Give the listing again exactly, omitting its images.
# Start of Material for this exercise
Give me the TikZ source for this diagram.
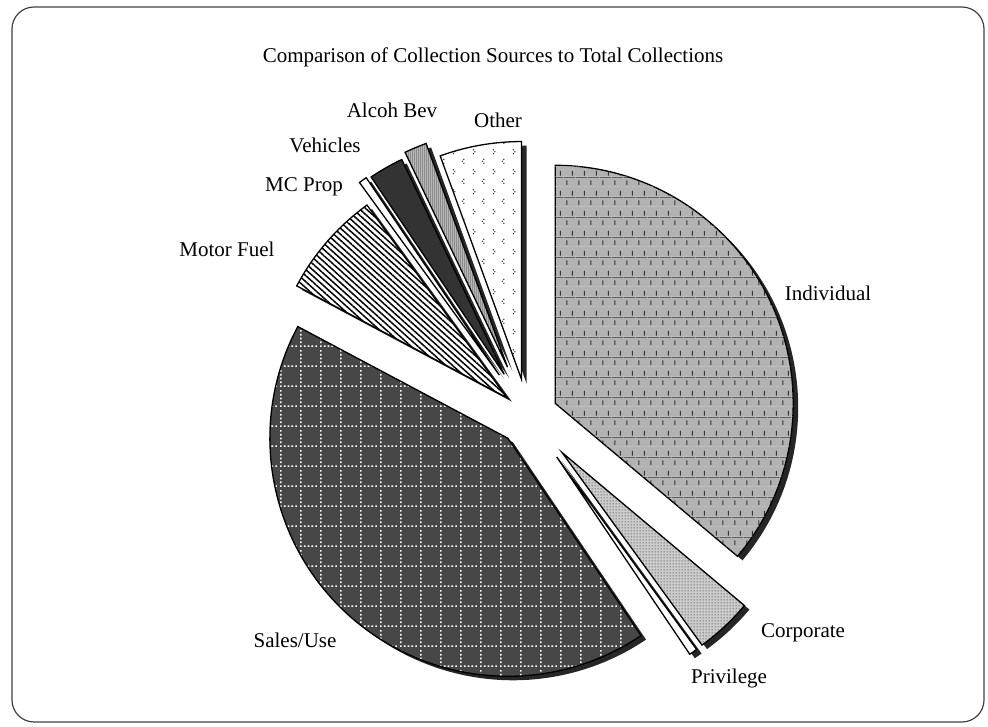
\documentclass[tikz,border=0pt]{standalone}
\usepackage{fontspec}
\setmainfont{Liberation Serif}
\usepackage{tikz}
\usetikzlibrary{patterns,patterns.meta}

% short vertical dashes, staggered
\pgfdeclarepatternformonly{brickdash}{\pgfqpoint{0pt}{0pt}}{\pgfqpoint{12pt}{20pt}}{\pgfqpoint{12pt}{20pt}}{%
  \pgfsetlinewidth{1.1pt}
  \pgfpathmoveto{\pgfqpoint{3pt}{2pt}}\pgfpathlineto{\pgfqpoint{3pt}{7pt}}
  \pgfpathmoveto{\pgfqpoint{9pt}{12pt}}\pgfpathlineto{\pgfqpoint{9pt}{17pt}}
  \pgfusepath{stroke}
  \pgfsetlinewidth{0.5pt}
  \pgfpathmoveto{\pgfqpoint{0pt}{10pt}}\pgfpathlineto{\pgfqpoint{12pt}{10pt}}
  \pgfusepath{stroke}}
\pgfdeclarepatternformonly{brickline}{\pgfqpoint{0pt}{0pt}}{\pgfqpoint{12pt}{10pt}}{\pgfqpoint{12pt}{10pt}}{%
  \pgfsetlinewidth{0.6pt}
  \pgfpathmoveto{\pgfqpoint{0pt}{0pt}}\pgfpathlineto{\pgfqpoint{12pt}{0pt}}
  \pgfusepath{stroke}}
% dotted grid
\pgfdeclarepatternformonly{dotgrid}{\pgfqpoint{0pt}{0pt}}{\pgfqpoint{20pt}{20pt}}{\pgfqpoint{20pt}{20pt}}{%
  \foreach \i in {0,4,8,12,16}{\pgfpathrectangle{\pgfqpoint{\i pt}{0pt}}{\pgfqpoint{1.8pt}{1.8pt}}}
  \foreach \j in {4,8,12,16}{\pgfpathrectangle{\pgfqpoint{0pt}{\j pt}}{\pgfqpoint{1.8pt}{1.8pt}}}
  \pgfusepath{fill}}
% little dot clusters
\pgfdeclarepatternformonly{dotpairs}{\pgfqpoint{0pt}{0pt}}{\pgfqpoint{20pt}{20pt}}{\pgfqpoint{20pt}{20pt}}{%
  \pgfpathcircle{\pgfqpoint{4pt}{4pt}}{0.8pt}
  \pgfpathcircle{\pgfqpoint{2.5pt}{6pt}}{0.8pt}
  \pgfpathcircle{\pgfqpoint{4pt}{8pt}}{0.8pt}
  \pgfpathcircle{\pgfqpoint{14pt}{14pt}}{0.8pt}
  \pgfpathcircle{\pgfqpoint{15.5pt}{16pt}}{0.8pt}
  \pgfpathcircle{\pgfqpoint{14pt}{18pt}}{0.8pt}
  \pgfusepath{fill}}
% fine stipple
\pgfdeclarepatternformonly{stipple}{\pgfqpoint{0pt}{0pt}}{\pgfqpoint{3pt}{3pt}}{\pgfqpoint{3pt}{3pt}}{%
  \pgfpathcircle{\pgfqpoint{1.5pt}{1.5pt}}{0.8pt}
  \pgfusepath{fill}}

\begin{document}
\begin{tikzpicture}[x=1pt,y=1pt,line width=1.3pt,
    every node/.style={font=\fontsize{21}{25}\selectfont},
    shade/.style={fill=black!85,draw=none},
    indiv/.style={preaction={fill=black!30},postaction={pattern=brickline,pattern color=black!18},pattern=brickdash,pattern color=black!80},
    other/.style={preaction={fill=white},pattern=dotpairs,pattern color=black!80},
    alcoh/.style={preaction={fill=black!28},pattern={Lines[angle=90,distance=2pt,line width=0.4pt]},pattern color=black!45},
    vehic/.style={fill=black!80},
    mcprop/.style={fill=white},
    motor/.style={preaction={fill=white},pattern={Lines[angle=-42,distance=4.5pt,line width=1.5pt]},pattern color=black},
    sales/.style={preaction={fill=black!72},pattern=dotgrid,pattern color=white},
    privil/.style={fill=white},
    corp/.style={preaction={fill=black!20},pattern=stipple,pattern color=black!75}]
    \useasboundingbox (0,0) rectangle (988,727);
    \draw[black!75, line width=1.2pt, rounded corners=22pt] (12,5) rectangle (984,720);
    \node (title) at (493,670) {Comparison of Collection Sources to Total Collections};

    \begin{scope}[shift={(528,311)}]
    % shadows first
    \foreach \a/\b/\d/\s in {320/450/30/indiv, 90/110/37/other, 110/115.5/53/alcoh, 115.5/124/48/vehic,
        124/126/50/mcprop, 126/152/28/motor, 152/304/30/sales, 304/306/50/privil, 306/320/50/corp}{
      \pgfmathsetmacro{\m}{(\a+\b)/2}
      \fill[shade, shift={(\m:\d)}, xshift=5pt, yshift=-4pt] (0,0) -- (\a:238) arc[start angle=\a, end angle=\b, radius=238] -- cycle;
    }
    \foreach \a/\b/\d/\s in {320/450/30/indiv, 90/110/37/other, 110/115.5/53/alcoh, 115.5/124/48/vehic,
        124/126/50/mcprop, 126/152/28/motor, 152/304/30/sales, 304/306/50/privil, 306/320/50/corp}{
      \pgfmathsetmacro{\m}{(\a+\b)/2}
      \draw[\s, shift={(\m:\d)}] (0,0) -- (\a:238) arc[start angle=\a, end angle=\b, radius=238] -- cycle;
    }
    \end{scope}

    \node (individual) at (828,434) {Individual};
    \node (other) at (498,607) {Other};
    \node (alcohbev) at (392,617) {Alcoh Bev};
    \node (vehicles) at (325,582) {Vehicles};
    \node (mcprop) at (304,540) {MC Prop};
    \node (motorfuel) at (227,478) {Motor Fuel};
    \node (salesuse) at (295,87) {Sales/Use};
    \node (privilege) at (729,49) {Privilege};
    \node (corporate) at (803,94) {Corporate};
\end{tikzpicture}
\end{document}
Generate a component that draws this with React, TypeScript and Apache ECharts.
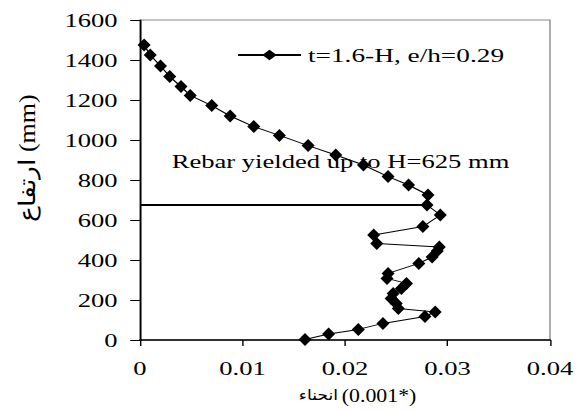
# End of Material for this exercise
Exercise output |
Give me the TikZ source for this diagram.
\documentclass[tikz,border=0pt]{standalone}
\usepackage{fontspec}
\setmainfont{Liberation Serif}
\usepackage{tikz}
\usetikzlibrary{patterns,patterns.meta}

% short vertical dashes, staggered
\pgfdeclarepatternformonly{brickdash}{\pgfqpoint{0pt}{0pt}}{\pgfqpoint{12pt}{20pt}}{\pgfqpoint{12pt}{20pt}}{%
  \pgfsetlinewidth{1.1pt}
  \pgfpathmoveto{\pgfqpoint{3pt}{2pt}}\pgfpathlineto{\pgfqpoint{3pt}{7pt}}
  \pgfpathmoveto{\pgfqpoint{9pt}{12pt}}\pgfpathlineto{\pgfqpoint{9pt}{17pt}}
  \pgfusepath{stroke}
  \pgfsetlinewidth{0.5pt}
  \pgfpathmoveto{\pgfqpoint{0pt}{10pt}}\pgfpathlineto{\pgfqpoint{12pt}{10pt}}
  \pgfusepath{stroke}}
\pgfdeclarepatternformonly{brickline}{\pgfqpoint{0pt}{0pt}}{\pgfqpoint{12pt}{10pt}}{\pgfqpoint{12pt}{10pt}}{%
  \pgfsetlinewidth{0.6pt}
  \pgfpathmoveto{\pgfqpoint{0pt}{0pt}}\pgfpathlineto{\pgfqpoint{12pt}{0pt}}
  \pgfusepath{stroke}}
% dotted grid
\pgfdeclarepatternformonly{dotgrid}{\pgfqpoint{0pt}{0pt}}{\pgfqpoint{20pt}{20pt}}{\pgfqpoint{20pt}{20pt}}{%
  \foreach \i in {0,4,8,12,16}{\pgfpathrectangle{\pgfqpoint{\i pt}{0pt}}{\pgfqpoint{1.8pt}{1.8pt}}}
  \foreach \j in {4,8,12,16}{\pgfpathrectangle{\pgfqpoint{0pt}{\j pt}}{\pgfqpoint{1.8pt}{1.8pt}}}
  \pgfusepath{fill}}
% little dot clusters
\pgfdeclarepatternformonly{dotpairs}{\pgfqpoint{0pt}{0pt}}{\pgfqpoint{20pt}{20pt}}{\pgfqpoint{20pt}{20pt}}{%
  \pgfpathcircle{\pgfqpoint{4pt}{4pt}}{0.8pt}
  \pgfpathcircle{\pgfqpoint{2.5pt}{6pt}}{0.8pt}
  \pgfpathcircle{\pgfqpoint{4pt}{8pt}}{0.8pt}
  \pgfpathcircle{\pgfqpoint{14pt}{14pt}}{0.8pt}
  \pgfpathcircle{\pgfqpoint{15.5pt}{16pt}}{0.8pt}
  \pgfpathcircle{\pgfqpoint{14pt}{18pt}}{0.8pt}
  \pgfusepath{fill}}
% fine stipple
\pgfdeclarepatternformonly{stipple}{\pgfqpoint{0pt}{0pt}}{\pgfqpoint{3pt}{3pt}}{\pgfqpoint{3pt}{3pt}}{%
  \pgfpathcircle{\pgfqpoint{1.5pt}{1.5pt}}{0.8pt}
  \pgfusepath{fill}}

\begin{document}
\begin{tikzpicture}[x=1pt,y=1pt,line width=1.3pt,
    every node/.style={font=\fontsize{21}{25}\selectfont},
    shade/.style={fill=black!85,draw=none},
    indiv/.style={preaction={fill=black!30},postaction={pattern=brickline,pattern color=black!18},pattern=brickdash,pattern color=black!80},
    other/.style={preaction={fill=white},pattern=dotpairs,pattern color=black!80},
    alcoh/.style={preaction={fill=black!28},pattern={Lines[angle=90,distance=2pt,line width=0.4pt]},pattern color=black!45},
    vehic/.style={fill=black!80},
    mcprop/.style={fill=white},
    motor/.style={preaction={fill=white},pattern={Lines[angle=-42,distance=4.5pt,line width=1.5pt]},pattern color=black},
    sales/.style={preaction={fill=black!72},pattern=dotgrid,pattern color=white},
    privil/.style={fill=white},
    corp/.style={preaction={fill=black!20},pattern=stipple,pattern color=black!75}]
    \useasboundingbox (0,0) rectangle (988,727);
    \draw[black!75, line width=1.2pt, rounded corners=22pt] (12,5) rectangle (984,720);
    \node (title) at (493,670) {Comparison of Collection Sources to Total Collections};

    \begin{scope}[shift={(528,311)}]
    % shadows first
    \foreach \a/\b/\d/\s in {320/450/30/indiv, 90/110/37/other, 110/115.5/53/alcoh, 115.5/124/48/vehic,
        124/126/50/mcprop, 126/152/28/motor, 152/304/30/sales, 304/306/50/privil, 306/320/50/corp}{
      \pgfmathsetmacro{\m}{(\a+\b)/2}
      \fill[shade, shift={(\m:\d)}, xshift=5pt, yshift=-4pt] (0,0) -- (\a:238) arc[start angle=\a, end angle=\b, radius=238] -- cycle;
    }
    \foreach \a/\b/\d/\s in {320/450/30/indiv, 90/110/37/other, 110/115.5/53/alcoh, 115.5/124/48/vehic,
        124/126/50/mcprop, 126/152/28/motor, 152/304/30/sales, 304/306/50/privil, 306/320/50/corp}{
      \pgfmathsetmacro{\m}{(\a+\b)/2}
      \draw[\s, shift={(\m:\d)}] (0,0) -- (\a:238) arc[start angle=\a, end angle=\b, radius=238] -- cycle;
    }
    \end{scope}

    \node (individual) at (828,434) {Individual};
    \node (other) at (498,607) {Other};
    \node (alcohbev) at (392,617) {Alcoh Bev};
    \node (vehicles) at (325,582) {Vehicles};
    \node (mcprop) at (304,540) {MC Prop};
    \node (motorfuel) at (227,478) {Motor Fuel};
    \node (salesuse) at (295,87) {Sales/Use};
    \node (privilege) at (729,49) {Privilege};
    \node (corporate) at (803,94) {Corporate};
\end{tikzpicture}
\end{document}
Generate a component that draws this with React, TypeScript and Apache ECharts.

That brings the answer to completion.